Aircraft comprise many on-board items of electrical, mechanical and data-processing equipment. The functioning of these on-board items of equipment, whose processing is necessary for the correct progress of the flight, is monitored notably by the crew of the aircraft during the flight. Any failure of one of the items of equipment can be reported either by the crew of the aircraft, or by the equipment itself, or by an on-board maintenance equipment to which the equipment can be connected. Once back on the ground, all of the data relating to possible failures are collected and then analysed by a ground maintenance team. One of the challenges of aircraft maintenance is to be able to identify critical failures of on-board items of equipment, as well as their sources, as quickly as possible in order to apply a quick correction and in order to prevent as far as possible an immobilization of an aircraft on the ground, which is very costly for airline companies.
In aircraft, a centralized maintenance system can collect failure indicators coming from the items of equipment of the aircraft as well as warnings intended for the crew of the aircraft. The centralized maintenance system also has some operational context data such as general parameters relating to the aircraft, for example: a date, a timestamp, a flight phase, a maintenance phase, an aircraft type, a registration of the aircraft, a flight number, a departure airport, an arrival airport.
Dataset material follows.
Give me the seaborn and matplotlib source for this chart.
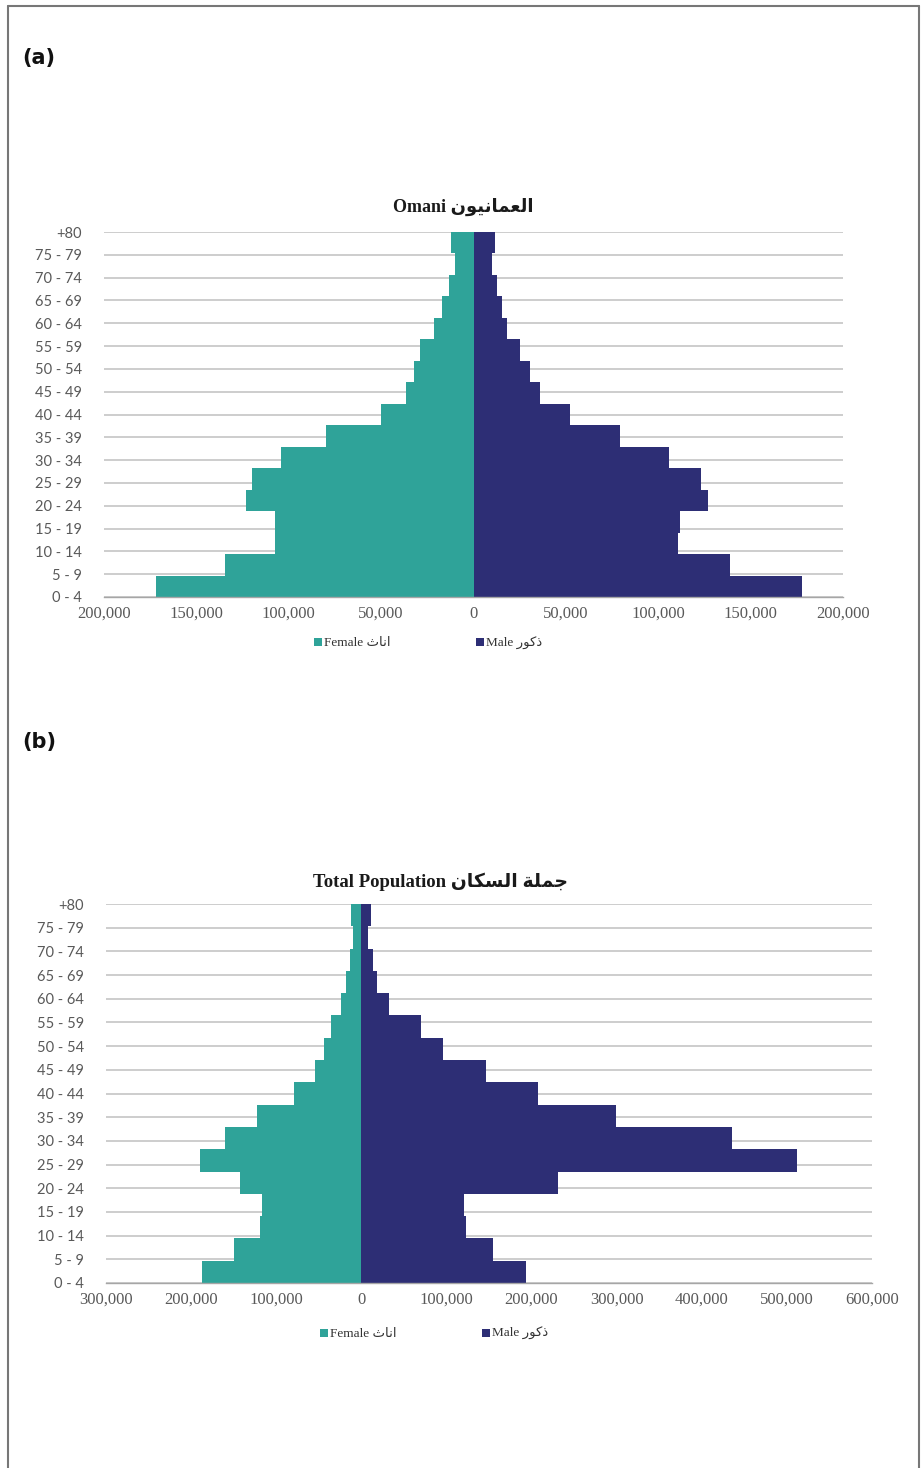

The centralized maintenance system carries out a temporal correlation between the failures and the warnings transmitted to the crew as well as a correlation between the failures of the different items of equipment of the aircraft.
For example, one failure is often spotted by aircraft pilots: a failure of the aircraft's radio altimeter. A radio altimeter is a system giving the altitude of the aircraft with respect to the ground. A range of validity of a radio altimeter measurement is typically between zero and two thousand five hundred feet. The radio altimeter does not give an indication of altitude above two thousand five hundred feet. Some pilots enter the following incident in a logbook of the aircraft: “radio altimeter failure, UTC”. UTC is an acronym for “Coordinated Universal Time”. Once the aircraft is on the ground, a maintenance officer is responsible for putting the aircraft back into a good operational state with respect to the incidents recorded in the logbook. In the case of the incident taken as an example regarding the radio altimeter, no crew warning was raised by an on-board FWS connected to the items of equipment. An FWS is a “Flight Warning System”. Moreover, no failure of an LRU was detected by the centralized maintenance system. LRU is an acronym for “Line Replaceable Unit”, which denotes an equipment installed on-board an aircraft. The maintenance operator therefore has no additional information for carrying out a diagnosis of the incident mentioned in the logbook. In such a case, the maintenance operator consults a maintenance manual of the aircraft in order to initiate a test on the radio altimeter. The test makes it possible to conclude that the radio altimeter is in a correct operating state, which is the case. It is therefore a matter of a false failure, noted by the pilot without there having been a failure.
Such false failures cause the maintenance crew to waste valuable time on the ground. They can possibly mask serious failures, which are critical for the aircraft.